#### [What is asked]
Pictures within the data are to be left out; everything else must be reproduced exactly.

#### [Dataset content]
________________________________________

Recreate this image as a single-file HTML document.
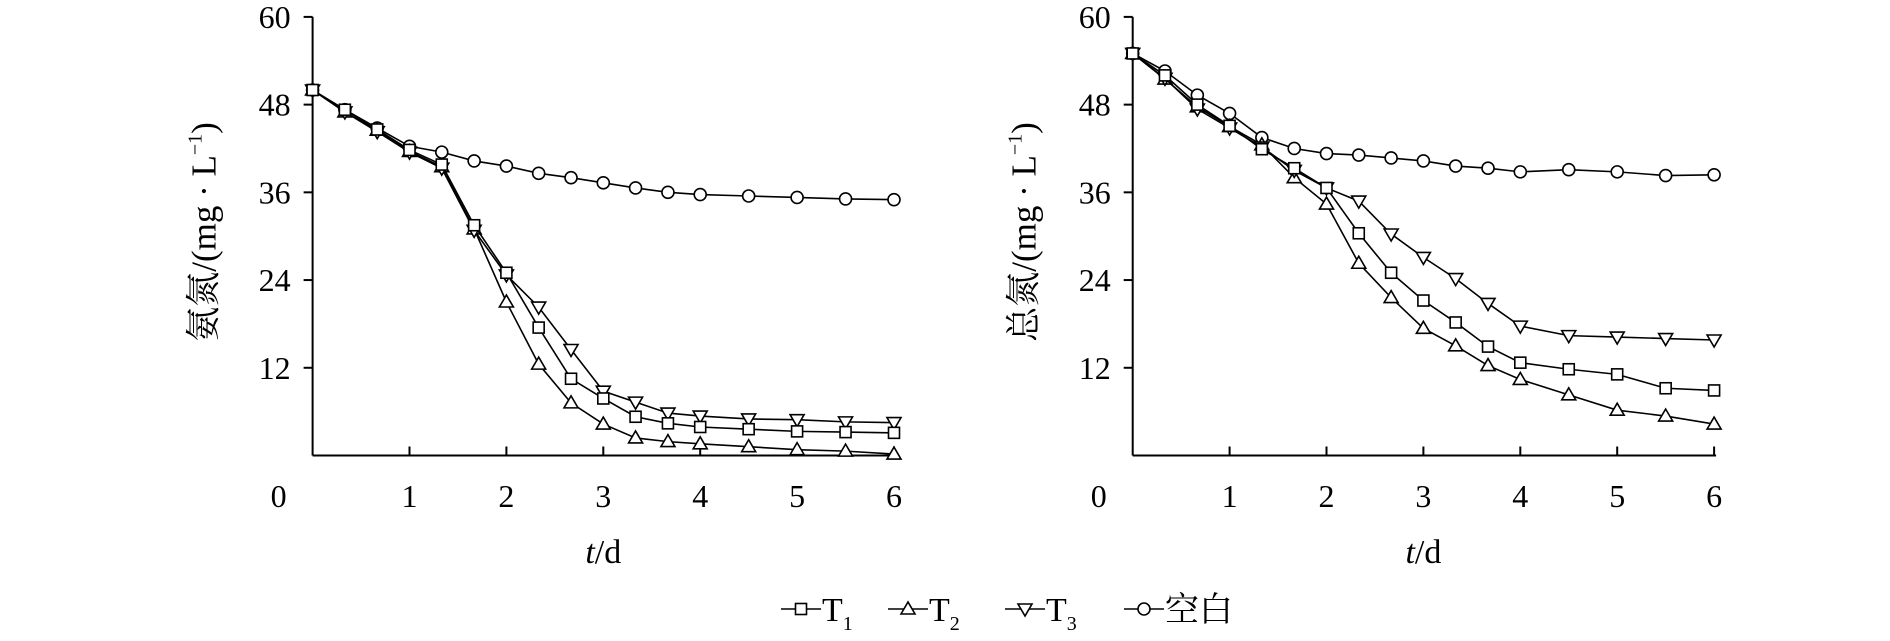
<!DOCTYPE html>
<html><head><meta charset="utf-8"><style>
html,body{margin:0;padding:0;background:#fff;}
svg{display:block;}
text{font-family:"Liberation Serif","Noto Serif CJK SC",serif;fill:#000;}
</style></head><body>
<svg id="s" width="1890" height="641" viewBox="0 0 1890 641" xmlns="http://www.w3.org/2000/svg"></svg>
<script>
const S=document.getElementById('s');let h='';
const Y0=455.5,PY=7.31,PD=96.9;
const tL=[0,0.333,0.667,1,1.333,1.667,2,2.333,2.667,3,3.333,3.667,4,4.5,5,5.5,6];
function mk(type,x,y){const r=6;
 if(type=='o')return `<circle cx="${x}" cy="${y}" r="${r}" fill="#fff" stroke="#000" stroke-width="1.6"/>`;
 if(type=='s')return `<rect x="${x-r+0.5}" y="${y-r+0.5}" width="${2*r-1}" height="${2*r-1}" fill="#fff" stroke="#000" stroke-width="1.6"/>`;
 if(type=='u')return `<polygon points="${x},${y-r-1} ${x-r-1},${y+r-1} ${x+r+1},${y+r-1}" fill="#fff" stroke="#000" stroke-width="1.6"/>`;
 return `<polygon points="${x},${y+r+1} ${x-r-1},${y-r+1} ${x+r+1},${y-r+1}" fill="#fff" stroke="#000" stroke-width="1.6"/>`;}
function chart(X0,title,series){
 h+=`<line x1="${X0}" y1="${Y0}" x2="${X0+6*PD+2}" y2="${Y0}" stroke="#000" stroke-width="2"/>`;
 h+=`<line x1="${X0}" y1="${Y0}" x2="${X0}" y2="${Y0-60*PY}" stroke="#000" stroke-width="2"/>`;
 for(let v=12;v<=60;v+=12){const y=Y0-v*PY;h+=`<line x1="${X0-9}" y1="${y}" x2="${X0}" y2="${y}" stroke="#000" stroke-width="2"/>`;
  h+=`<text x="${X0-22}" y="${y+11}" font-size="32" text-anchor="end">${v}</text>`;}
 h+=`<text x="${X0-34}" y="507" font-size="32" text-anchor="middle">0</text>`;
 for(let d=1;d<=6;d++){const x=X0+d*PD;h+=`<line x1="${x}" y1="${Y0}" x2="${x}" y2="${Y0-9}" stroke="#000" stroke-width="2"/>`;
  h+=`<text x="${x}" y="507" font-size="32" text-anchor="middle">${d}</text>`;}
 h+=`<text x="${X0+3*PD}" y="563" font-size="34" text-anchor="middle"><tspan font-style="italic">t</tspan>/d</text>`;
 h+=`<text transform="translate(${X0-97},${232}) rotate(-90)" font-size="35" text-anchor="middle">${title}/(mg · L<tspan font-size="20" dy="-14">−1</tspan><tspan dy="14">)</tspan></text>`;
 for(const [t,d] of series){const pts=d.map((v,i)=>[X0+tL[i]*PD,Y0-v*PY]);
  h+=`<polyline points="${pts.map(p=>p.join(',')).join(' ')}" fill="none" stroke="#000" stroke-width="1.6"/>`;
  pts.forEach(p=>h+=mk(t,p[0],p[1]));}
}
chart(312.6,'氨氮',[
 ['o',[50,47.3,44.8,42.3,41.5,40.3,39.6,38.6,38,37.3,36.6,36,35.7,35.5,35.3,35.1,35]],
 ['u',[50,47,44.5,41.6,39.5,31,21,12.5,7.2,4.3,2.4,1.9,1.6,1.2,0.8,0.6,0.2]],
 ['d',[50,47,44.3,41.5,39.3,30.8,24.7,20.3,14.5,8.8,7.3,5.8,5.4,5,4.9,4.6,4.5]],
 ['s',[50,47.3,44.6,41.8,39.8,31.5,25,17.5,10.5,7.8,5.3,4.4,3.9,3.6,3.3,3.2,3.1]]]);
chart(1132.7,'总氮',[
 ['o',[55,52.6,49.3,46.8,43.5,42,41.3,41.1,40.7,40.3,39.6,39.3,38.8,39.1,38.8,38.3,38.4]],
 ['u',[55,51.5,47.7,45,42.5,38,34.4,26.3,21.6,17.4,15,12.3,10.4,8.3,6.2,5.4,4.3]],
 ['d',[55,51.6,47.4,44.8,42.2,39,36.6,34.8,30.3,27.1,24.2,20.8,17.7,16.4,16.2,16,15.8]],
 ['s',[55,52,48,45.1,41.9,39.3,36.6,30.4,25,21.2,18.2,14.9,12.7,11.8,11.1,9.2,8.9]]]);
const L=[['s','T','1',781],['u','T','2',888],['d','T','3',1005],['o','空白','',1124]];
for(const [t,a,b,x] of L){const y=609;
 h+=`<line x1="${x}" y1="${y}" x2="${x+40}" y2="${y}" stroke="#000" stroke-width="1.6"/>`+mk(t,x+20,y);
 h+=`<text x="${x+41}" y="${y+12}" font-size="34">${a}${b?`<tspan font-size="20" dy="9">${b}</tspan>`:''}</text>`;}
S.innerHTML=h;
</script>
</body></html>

________________________________________

#### [Answer to the exercise]
Recreate this image as a single-file HTML document.
<!DOCTYPE html>
<html><head><meta charset="utf-8"><style>
html,body{margin:0;padding:0;background:#fff;}
svg{display:block;}
text{font-family:"Liberation Serif","Noto Serif CJK SC",serif;fill:#000;}
</style></head><body>
<svg id="s" width="1890" height="641" viewBox="0 0 1890 641" xmlns="http://www.w3.org/2000/svg"></svg>
<script>
const S=document.getElementById('s');let h='';
const Y0=455.5,PY=7.31,PD=96.9;
const tL=[0,0.333,0.667,1,1.333,1.667,2,2.333,2.667,3,3.333,3.667,4,4.5,5,5.5,6];
function mk(type,x,y){const r=6;
 if(type=='o')return `<circle cx="${x}" cy="${y}" r="${r}" fill="#fff" stroke="#000" stroke-width="1.6"/>`;
 if(type=='s')return `<rect x="${x-r+0.5}" y="${y-r+0.5}" width="${2*r-1}" height="${2*r-1}" fill="#fff" stroke="#000" stroke-width="1.6"/>`;
 if(type=='u')return `<polygon points="${x},${y-r-1} ${x-r-1},${y+r-1} ${x+r+1},${y+r-1}" fill="#fff" stroke="#000" stroke-width="1.6"/>`;
 return `<polygon points="${x},${y+r+1} ${x-r-1},${y-r+1} ${x+r+1},${y-r+1}" fill="#fff" stroke="#000" stroke-width="1.6"/>`;}
function chart(X0,title,series){
 h+=`<line x1="${X0}" y1="${Y0}" x2="${X0+6*PD+2}" y2="${Y0}" stroke="#000" stroke-width="2"/>`;
 h+=`<line x1="${X0}" y1="${Y0}" x2="${X0}" y2="${Y0-60*PY}" stroke="#000" stroke-width="2"/>`;
 for(let v=12;v<=60;v+=12){const y=Y0-v*PY;h+=`<line x1="${X0-9}" y1="${y}" x2="${X0}" y2="${y}" stroke="#000" stroke-width="2"/>`;
  h+=`<text x="${X0-22}" y="${y+11}" font-size="32" text-anchor="end">${v}</text>`;}
 h+=`<text x="${X0-34}" y="507" font-size="32" text-anchor="middle">0</text>`;
 for(let d=1;d<=6;d++){const x=X0+d*PD;h+=`<line x1="${x}" y1="${Y0}" x2="${x}" y2="${Y0-9}" stroke="#000" stroke-width="2"/>`;
  h+=`<text x="${x}" y="507" font-size="32" text-anchor="middle">${d}</text>`;}
 h+=`<text x="${X0+3*PD}" y="563" font-size="34" text-anchor="middle"><tspan font-style="italic">t</tspan>/d</text>`;
 h+=`<text transform="translate(${X0-97},${232}) rotate(-90)" font-size="35" text-anchor="middle">${title}/(mg · L<tspan font-size="20" dy="-14">−1</tspan><tspan dy="14">)</tspan></text>`;
 for(const [t,d] of series){const pts=d.map((v,i)=>[X0+tL[i]*PD,Y0-v*PY]);
  h+=`<polyline points="${pts.map(p=>p.join(',')).join(' ')}" fill="none" stroke="#000" stroke-width="1.6"/>`;
  pts.forEach(p=>h+=mk(t,p[0],p[1]));}
}
chart(312.6,'氨氮',[
 ['o',[50,47.3,44.8,42.3,41.5,40.3,39.6,38.6,38,37.3,36.6,36,35.7,35.5,35.3,35.1,35]],
 ['u',[50,47,44.5,41.6,39.5,31,21,12.5,7.2,4.3,2.4,1.9,1.6,1.2,0.8,0.6,0.2]],
 ['d',[50,47,44.3,41.5,39.3,30.8,24.7,20.3,14.5,8.8,7.3,5.8,5.4,5,4.9,4.6,4.5]],
 ['s',[50,47.3,44.6,41.8,39.8,31.5,25,17.5,10.5,7.8,5.3,4.4,3.9,3.6,3.3,3.2,3.1]]]);
chart(1132.7,'总氮',[
 ['o',[55,52.6,49.3,46.8,43.5,42,41.3,41.1,40.7,40.3,39.6,39.3,38.8,39.1,38.8,38.3,38.4]],
 ['u',[55,51.5,47.7,45,42.5,38,34.4,26.3,21.6,17.4,15,12.3,10.4,8.3,6.2,5.4,4.3]],
 ['d',[55,51.6,47.4,44.8,42.2,39,36.6,34.8,30.3,27.1,24.2,20.8,17.7,16.4,16.2,16,15.8]],
 ['s',[55,52,48,45.1,41.9,39.3,36.6,30.4,25,21.2,18.2,14.9,12.7,11.8,11.1,9.2,8.9]]]);
const L=[['s','T','1',781],['u','T','2',888],['d','T','3',1005],['o','空白','',1124]];
for(const [t,a,b,x] of L){const y=609;
 h+=`<line x1="${x}" y1="${y}" x2="${x+40}" y2="${y}" stroke="#000" stroke-width="1.6"/>`+mk(t,x+20,y);
 h+=`<text x="${x+41}" y="${y+12}" font-size="34">${a}${b?`<tspan font-size="20" dy="9">${b}</tspan>`:''}</text>`;}
S.innerHTML=h;
</script>
</body></html>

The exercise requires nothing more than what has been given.